• [Stored data]

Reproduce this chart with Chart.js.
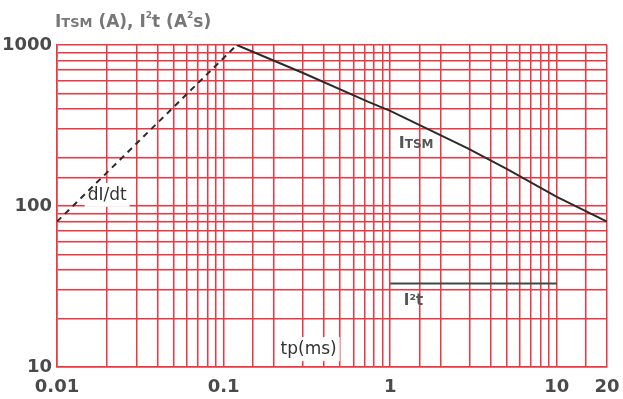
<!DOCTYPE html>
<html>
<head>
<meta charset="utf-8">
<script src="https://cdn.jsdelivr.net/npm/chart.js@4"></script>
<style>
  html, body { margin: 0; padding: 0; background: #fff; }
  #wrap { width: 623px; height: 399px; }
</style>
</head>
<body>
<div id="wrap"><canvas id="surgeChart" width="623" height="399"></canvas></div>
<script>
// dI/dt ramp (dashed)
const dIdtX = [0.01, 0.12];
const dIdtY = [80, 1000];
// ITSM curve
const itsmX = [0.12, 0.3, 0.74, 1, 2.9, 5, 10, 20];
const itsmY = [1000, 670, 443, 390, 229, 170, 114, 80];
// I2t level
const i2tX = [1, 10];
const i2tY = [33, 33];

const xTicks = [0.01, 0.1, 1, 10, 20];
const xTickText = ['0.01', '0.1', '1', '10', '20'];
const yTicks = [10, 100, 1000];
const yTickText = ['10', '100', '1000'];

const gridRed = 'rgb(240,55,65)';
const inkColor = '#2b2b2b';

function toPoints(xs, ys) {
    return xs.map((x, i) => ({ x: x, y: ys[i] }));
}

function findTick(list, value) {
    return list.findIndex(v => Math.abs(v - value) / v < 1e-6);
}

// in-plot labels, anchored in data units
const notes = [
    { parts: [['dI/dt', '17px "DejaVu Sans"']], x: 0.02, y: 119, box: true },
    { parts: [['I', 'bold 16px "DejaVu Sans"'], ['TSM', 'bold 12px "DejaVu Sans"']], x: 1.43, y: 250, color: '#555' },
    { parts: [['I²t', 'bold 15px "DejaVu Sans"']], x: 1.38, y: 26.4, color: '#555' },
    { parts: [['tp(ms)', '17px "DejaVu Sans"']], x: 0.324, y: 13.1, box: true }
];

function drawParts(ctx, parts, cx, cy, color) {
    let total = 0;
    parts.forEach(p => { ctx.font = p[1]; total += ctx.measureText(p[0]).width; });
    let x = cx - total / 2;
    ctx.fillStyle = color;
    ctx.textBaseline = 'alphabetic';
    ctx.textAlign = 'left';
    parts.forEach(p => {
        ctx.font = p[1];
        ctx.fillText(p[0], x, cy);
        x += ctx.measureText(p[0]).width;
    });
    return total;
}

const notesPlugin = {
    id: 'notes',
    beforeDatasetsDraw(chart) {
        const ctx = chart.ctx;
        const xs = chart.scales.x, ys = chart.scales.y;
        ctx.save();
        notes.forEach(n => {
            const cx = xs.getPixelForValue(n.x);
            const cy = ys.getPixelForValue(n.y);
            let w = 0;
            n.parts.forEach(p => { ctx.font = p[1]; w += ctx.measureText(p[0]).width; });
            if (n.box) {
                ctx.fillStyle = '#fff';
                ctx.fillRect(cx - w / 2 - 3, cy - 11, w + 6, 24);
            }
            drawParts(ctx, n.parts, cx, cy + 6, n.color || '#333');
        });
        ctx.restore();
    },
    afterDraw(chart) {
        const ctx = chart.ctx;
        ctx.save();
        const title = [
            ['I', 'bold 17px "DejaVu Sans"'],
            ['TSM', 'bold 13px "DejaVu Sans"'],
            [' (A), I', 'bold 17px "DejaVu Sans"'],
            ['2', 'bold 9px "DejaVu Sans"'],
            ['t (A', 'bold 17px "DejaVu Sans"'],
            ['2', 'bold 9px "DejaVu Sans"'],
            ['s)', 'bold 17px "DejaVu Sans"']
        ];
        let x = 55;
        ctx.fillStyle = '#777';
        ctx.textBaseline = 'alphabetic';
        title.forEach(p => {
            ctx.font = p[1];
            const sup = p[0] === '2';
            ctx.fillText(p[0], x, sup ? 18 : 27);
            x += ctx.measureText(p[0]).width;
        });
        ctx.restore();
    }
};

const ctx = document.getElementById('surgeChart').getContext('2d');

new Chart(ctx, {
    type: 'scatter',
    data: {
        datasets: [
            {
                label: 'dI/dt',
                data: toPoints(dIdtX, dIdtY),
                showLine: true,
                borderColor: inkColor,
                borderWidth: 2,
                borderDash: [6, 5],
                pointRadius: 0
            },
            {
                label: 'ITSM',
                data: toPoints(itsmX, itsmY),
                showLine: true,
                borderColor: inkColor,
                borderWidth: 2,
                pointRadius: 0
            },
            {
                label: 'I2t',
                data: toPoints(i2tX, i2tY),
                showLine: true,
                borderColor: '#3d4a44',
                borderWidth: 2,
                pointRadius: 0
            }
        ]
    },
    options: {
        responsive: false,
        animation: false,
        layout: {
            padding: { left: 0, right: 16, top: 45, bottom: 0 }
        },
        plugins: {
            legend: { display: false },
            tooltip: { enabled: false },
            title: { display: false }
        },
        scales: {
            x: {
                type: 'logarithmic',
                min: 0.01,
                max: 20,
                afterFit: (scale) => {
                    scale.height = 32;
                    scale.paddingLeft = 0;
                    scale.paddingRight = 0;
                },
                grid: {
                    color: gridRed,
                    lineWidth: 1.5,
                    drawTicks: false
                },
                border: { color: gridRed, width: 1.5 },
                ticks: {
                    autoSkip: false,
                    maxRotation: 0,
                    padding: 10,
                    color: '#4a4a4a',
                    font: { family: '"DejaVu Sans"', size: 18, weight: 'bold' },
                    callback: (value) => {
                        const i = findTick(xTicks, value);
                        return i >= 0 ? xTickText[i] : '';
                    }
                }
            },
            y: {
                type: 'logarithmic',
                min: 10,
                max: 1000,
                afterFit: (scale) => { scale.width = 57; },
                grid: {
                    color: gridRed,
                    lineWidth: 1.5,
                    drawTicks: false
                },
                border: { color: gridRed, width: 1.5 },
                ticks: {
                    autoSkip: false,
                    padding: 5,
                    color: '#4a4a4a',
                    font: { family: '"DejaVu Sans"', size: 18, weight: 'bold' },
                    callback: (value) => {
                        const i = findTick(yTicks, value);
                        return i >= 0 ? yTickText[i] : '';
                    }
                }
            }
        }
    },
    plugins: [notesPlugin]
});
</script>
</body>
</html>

• [Direction] Exactly reproduce the run of lines from the start of the listing through the line with "const i2tY = [33, 33];", inclusive; pictures are not copied.

• [Answer to the problem]
Reproduce this chart with Chart.js.
<!DOCTYPE html>
<html>
<head>
<meta charset="utf-8">
<script src="https://cdn.jsdelivr.net/npm/chart.js@4"></script>
<style>
  html, body { margin: 0; padding: 0; background: #fff; }
  #wrap { width: 623px; height: 399px; }
</style>
</head>
<body>
<div id="wrap"><canvas id="surgeChart" width="623" height="399"></canvas></div>
<script>
// dI/dt ramp (dashed)
const dIdtX = [0.01, 0.12];
const dIdtY = [80, 1000];
// ITSM curve
const itsmX = [0.12, 0.3, 0.74, 1, 2.9, 5, 10, 20];
const itsmY = [1000, 670, 443, 390, 229, 170, 114, 80];
// I2t level
const i2tX = [1, 10];
const i2tY = [33, 33];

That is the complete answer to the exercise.